Pemimpin, dalam bidang apa pun termasuk bisnis, adalah sosok manusia yang bebas, yang bertindak semaunya tanpa memperhatikan teori mau pun kaidah, sehingga nyaris percuma kalau kita ingin mempelajari dan mengikuti jejak sepak terjangnya.

Coba lihat, pada saat terjadinya resesi ekonomi dunia tahun 1929, semua orang berdasarkan teori-teori yang ada, berusaha untuk berlaku sehemat mungkin. Tapi sebaliknya, Matsushita si raja elektrik dari Jepang malah royal mengeluarkan uang. Seakan uang itu tidak lebih dari mainan saja layaknya. Meski pun bukan tanpa alasan dia berlaku demikian.

Lihat juga Kim Woo Chong, pendiri imperium Daewoo. Ketika semua pengusaha (juga dengan teori-teori yang ada) berkonsentrasi memasuki pasar negara-negara kaya semacam Amerika dan Eropa, ia malah dengan santainya masuk ke pasar-pasar “keras” seperti Iran, Sudan dan Rusia serta negara-negara blok timur.

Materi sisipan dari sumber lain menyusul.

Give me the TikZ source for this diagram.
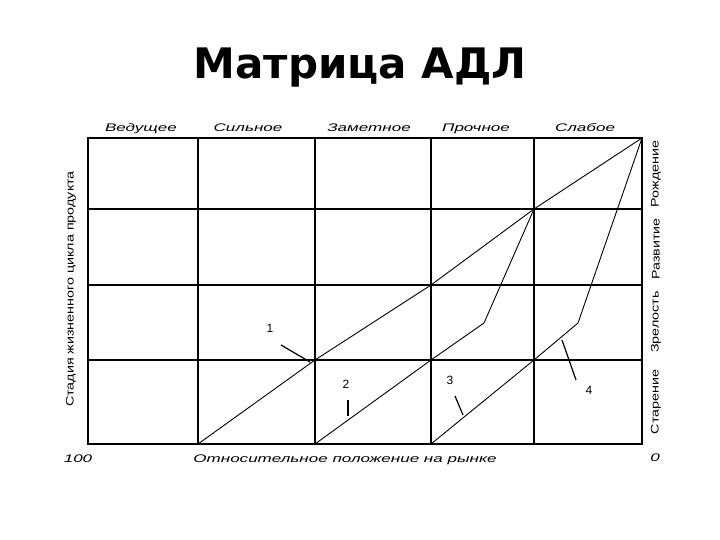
\documentclass[tikz,border=0pt]{standalone}
\usepackage{fontspec}
\setmainfont{Liberation Sans}
\newfontfamily\titlefont{DejaVu Sans}
\newfontfamily\widefont[FakeStretch=1.55]{Liberation Sans}
\newfontfamily\sidefont[FakeStretch=1.3]{Liberation Sans}

\begin{document}
\begin{tikzpicture}[x=1pt, y=-1pt,
		grid/.style={line width=1.6pt},
		curve/.style={line width=0.9pt},
		leader/.style={line width=1.2pt},
		toplabel/.style={font=\widefont\itshape\fontsize{11}{13}\selectfont, inner sep=0pt, anchor=base},
		sidelabel/.style={font=\sidefont\fontsize{11}{13}\selectfont, inner sep=0pt, rotate=90},
		numlabel/.style={font=\fontsize{12}{14}\selectfont, inner sep=0pt}]
		\useasboundingbox (0,0) rectangle (720,540);
		
		%title
		\node (title) at (360,68) {\titlefont\bfseries\fontsize{42}{50}\selectfont Матрица АДЛ};
		
		%grid points
		\foreach \x [count=\i from 0] in {88, 198, 315, 431, 534, 642}{
			\foreach \y [count=\j from 0] in {138, 209, 285, 360, 444}{
				\coordinate (g\i-\j) at (\x, \y);
			}
		}
		
		%matrix
		\draw[grid] (g0-0) rectangle (g5-4);
		\foreach \i in {1, 2, 3, 4}{
			\draw[grid] (g\i-0) -- (g\i-4);
		}
		\foreach \j in {1, 2, 3}{
			\draw[grid] (g0-\j) -- (g5-\j);
		}
		
		%columns
		\node[toplabel] (lead) at (141, 132){Ведущее};
		\node[toplabel] (strong) at (248, 132){Сильное};
		\node[toplabel] (notable) at (369, 132){Заметное};
		\node[toplabel] (firm) at (476, 132){Прочное};
		\node[toplabel] (weak) at (585, 132){Слабое};
		
		%rows
		\node[sidelabel] (birth) at (656, 174){Рождение};
		\node[sidelabel] (growth) at (656, 249){Развитие};
		\node[sidelabel] (mature) at (656, 322){Зрелость};
		\node[sidelabel] (aging) at (656, 402){Старение};
		\node[sidelabel] (stage) at (71, 289){Стадия жизненного цикла продукта};
		
		%position axis
		\node[toplabel] (hundred) at (78, 462){100};
		\node[toplabel] (position) at (345, 462){Относительное положение на рынке};
		\node[toplabel] (zero) at (655, 461){0};
		
		%curves
		\coordinate (k2) at (484, 323);
		\coordinate (k3) at (578, 323);
		\draw[curve] (g1-4) -- (g2-3) -- (g3-2) -- (g4-1) -- (g5-0);
		\draw[curve] (g2-4) -- (g3-3) -- (k2) -- (g4-1);
		\draw[curve] (g3-4) -- (g4-3) -- (k3) -- (g5-0);
		
		%numbers
		\node[numlabel] (n1) at (270, 328){1};
		\node[numlabel] (n2) at (346, 384){2};
		\node[numlabel] (n3) at (450, 380){3};
		\node[numlabel] (n4) at (589, 390){4};
		\coordinate (a1) at (281, 345);
		\coordinate (b1) at (310, 362);
		\coordinate (a2) at (348, 400);
		\coordinate (b2) at (348, 416);
		\coordinate (a3) at (455, 396);
		\coordinate (b3) at (463, 415);
		\coordinate (a4) at (576, 380);
		\coordinate (b4) at (562, 340);
		\draw[leader] (a1) -- (b1);
		\draw[leader] (a2) -- (b2);
		\draw[leader] (a3) -- (b3);
		\draw[leader] (a4) -- (b4);
	\end{tikzpicture}
\end{document}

“Kesia-siaan” mempelajari dan berusaha mengikuti sepak terjang para pemimpin bisnis bisa dirasakan secara langsung di lapangan. Saat pertama kali Harvard Business Review mempublikasikan konsep pemasaran yang beken dengan “Marketing Mix” 4P (product, price, place dan promotion), nyaris semua pengusaha serta pakar bisnis menganut konsep ini secara fanatik. Begitu juga dengan perguruan-perguruan tinggi dan sekolah manajemen.

Tapi, tidak terlalu lama, sebagai akibat “ulah” para pemimpin bisnis yang gemar bermain-main, perubahan tren perekonomian dan industri memaksa para pakar dan pembelajar merubah lagi konsepnya dengan 6P, 8P bahkan yang terakhir disebutkan sebagai 12P.

Terus bagaimana? Kalau kita harus bersiaga setiap saat untuk belajar dan tidak ketinggalan zaman dengan ilmu marketing, kapan kita berbisnis?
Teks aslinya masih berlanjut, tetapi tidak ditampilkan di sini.